« Il n’y a pas beaucoup d’argent, tu ne vends pas de disques, au niveau des plateformes musicales aussi c’est très dur », résume l’artiste, qui a dû multiplier les petits boulots pour continuer sa passion.
« J’ai fait de tout, j’ai travaillé, fait de la vente, parce que je voyais qu’avec la musique je ne m’en sortais pas », confie-t-il.
« Il peut y avoir une économie interne qui fait vivre un grand nombre de musiciens, mais très chichement, par exemple pour les rituels » de guérison dont la musique de Ndox Electrique s’inspire, précise François Cambuzat, initiateur du projet.
« On parle de revenus ridicules par rapport au coût de la vie au Sénégal. Des gens peuvent travailler huit à dix heures par jour pour des spectacles et gagnent entre cinq et dix euros », à comparer avec le cachet minimum en France qui est autour de 135 euros, souligne-t-il.
Quant aux droits d’auteur, il existe bien au Sénégal l’équivalent de la Sacem (Société des auteurs-compositeurs et éditeurs de musique), société française chargée de collecter et répartir ces droits, mais « elle est très mal organisée et coûte cher », selon ce routard de la musique qui a sillonné l’Afrique et l’Asie au fil de ses projets artistiques.

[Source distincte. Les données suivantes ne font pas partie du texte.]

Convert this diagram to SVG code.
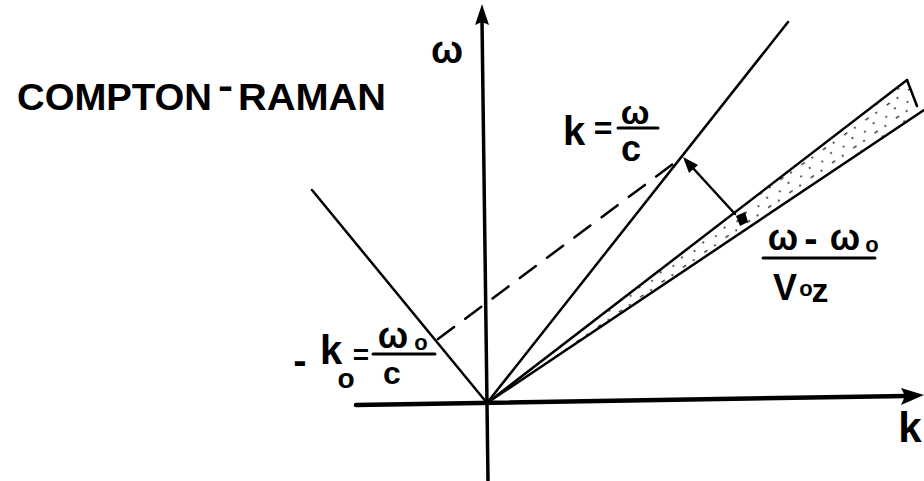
<svg xmlns="http://www.w3.org/2000/svg" width="924" height="481" viewBox="0 0 924 481">
<style>
.ln{stroke:#000;stroke-width:2.5;fill:none;stroke-linecap:round}
.ax{stroke:#000;fill:none;stroke-linecap:round}
.t{font-family:"Liberation Sans","DejaVu Sans",sans-serif;fill:#000;text-anchor:middle;font-weight:bold}
.ti{font-family:"Liberation Sans","DejaVu Sans",sans-serif;fill:#000;font-weight:bold}
.bar{stroke:#000;stroke-width:3;stroke-linecap:round}
</style>
<defs>
<pattern id="stip" width="26" height="16" patternUnits="userSpaceOnUse" patternTransform="rotate(-35)">
<circle cx="3" cy="3" r="1.1" fill="#000"/>
<rect x="16" y="2" width="4" height="1.4" fill="#000"/>
<circle cx="9" cy="12" r="1" fill="#000"/>
<circle cx="21" cy="10" r="1.1" fill="#000"/>
</pattern>
</defs>
<rect width="924" height="481" fill="#fff"/>
<g id="title">
<text class="ti" font-size="37" x="17" y="110" textLength="195" lengthAdjust="spacingAndGlyphs">COMPTON</text>
<text class="ti" font-size="37" x="218" y="98" textLength="15" lengthAdjust="spacingAndGlyphs">-</text>
<text class="ti" font-size="37" x="238" y="110" textLength="148" lengthAdjust="spacingAndGlyphs">RAMAN</text>
</g>
<g id="axes">
<line class="ax" x1="482" y1="20" x2="488" y2="481" stroke-width="3.5"/>
<polygon points="482,4 475,25 482,22 489,25" fill="#000"/>
<line class="ax" x1="356" y1="405" x2="906" y2="396" stroke-width="4.5"/>
<polygon points="924,395 901,388 905,396 901,405" fill="#000"/>
<text class="t" font-size="38" x="447" y="63">ω</text>
<text class="t" font-size="42" x="910" y="442">k</text>
</g>
<g id="band">
<polygon points="487,403 907,80 917,106 924,110" fill="url(#stip)" opacity="0.8"/>
<line class="ln" x1="487" y1="403" x2="907" y2="80"/>
<line class="ln" x1="487" y1="403" x2="924" y2="110"/>
<line class="ln" x1="907" y1="80" x2="917" y2="106"/>
<polygon points="736,216 745,212 748,222 740,226" fill="#000"/>
</g>
<g id="connectors">
<line class="ln" x1="312" y1="190" x2="487" y2="403"/>
<line class="ln" x1="487" y1="403" x2="788" y2="22"/>
<line class="ln" x1="438" y1="339" x2="681" y2="158" stroke-dasharray="20 14"/>
<line class="ln" x1="735" y1="214" x2="692" y2="167"/>
<polygon points="683,157 698,165 689,173" fill="#000"/>
</g>
<g id="label-light">
<text class="t" font-size="40" x="574" y="145">k</text>
<text class="t" font-size="32" x="603" y="139">=</text>
<text class="t" font-size="34" x="635" y="124">ω</text>
<line class="bar" x1="618" y1="128" x2="658" y2="128"/>
<text class="t" font-size="36" x="631" y="161">c</text>
</g>
<g id="label-k0">
<text class="t" font-size="40" x="300" y="374">-</text>
<text class="t" font-size="40" x="331" y="364">k</text>
<text class="t" font-size="28" x="346" y="388">o</text>
<text class="t" font-size="28" x="361" y="364">=</text>
<text class="t" font-size="36" x="393" y="348">ω</text>
<text class="t" font-size="22" x="421" y="350">o</text>
<line class="bar" x1="373" y1="354" x2="435" y2="354"/>
<text class="t" font-size="32" x="392" y="384">c</text>
</g>
<g id="label-beam">
<text class="t" font-size="36" x="783" y="250">ω</text>
<text class="t" font-size="40" x="811" y="252">-</text>
<text class="t" font-size="36" x="845" y="250">ω</text>
<text class="t" font-size="22" x="872" y="252">o</text>
<line class="bar" x1="763" y1="258" x2="875" y2="258"/>
<text class="t" font-size="36" x="785" y="300">V</text>
<text class="t" font-size="22" x="806" y="296">o</text>
<text class="t" font-size="34" x="820" y="302">z</text>
</g>
</svg>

« Alors les musiciens africains s’inscrivent souvent directement à la Sacem puisque maintenant c’est possible », relève François Cambuzat.
– « Devenir des artistes professionnels » –
C’est exactement ce que viennent de faire, depuis le lointain Zimbabwe, les membres du groupe Bantu Spaceship, eux aussi à l’affiche des Trans.
« On espère que ça nous apportera un peu de revenus », dit en anglais Joshua Chiundiza, producteur et co-fondateur du groupe qui mêle la pop traditionnelle zimbabwéenne, le jit, et la musique électronique.
Tout comme sa comparse Thando Mlanbo (guitare et chant), Joshua « travaille à temps plein pour payer les factures » et doit jongler pour se consacrer à sa musique.
« Il y a un réel appétit pour la musique et les arts dans nos pays », assure Thando, « il s’agit surtout de rendre ça viable financièrement » pour développer tout un écosystème autour de la musique.
« Au Zimbabwe, vous trouverez de nombreux musiciens qui ont bricolé leur propre studio d’enregistrement et qui cherchent à imiter les maisons de disques, mais ce n’est pas encore ça », estime Joshua.
Et les réseaux sociaux ? Pour François Cambuzat, ils peuvent éventuellement permettre d’étendre son public, voire pour les plus chanceux de se faire repérer par un agent étranger, mais ils ne rapportent pas.
« Je connais beaucoup de gens qui ont 40.000 abonnés mais qui ne gagnent pas un euro! Et sur ces 40.000 abonnés, combien vont venir vous voir en concert ? », lance-t-il.
Le rôle des Trans Musicales de Rennes ou du festival Guess Who d’Utrecht (Pays-Bas), réputés pour lancer de nouveaux talents, est donc crucial pour des groupes comme Ndox Électrique ou Bantu Spaceship.
« C’est bien financièrement et aussi, d’un point de vue artistique, nous produire en Europe nous aide à devenir des artistes professionnels », souligne Joshua Chiundiza.
« Beaucoup de musiciens en Afrique ou en Asie ne se rendent pas compte du niveau qu’il faut avoir pour être à la hauteur de ce qui est déjà proposé ici », confirme François Cambuzat.
« En Europe, les choses sont mieux organisées, beaucoup plus mises en valeur et prises au sérieux », apprécie Oumar Ngom, dont le « plus grand souhait est de pouvoir faire de la musique à plein temps ». « Je suis tellement impatiente de démissionner de mon boulot! », confirme Thando dans un éclat de rire.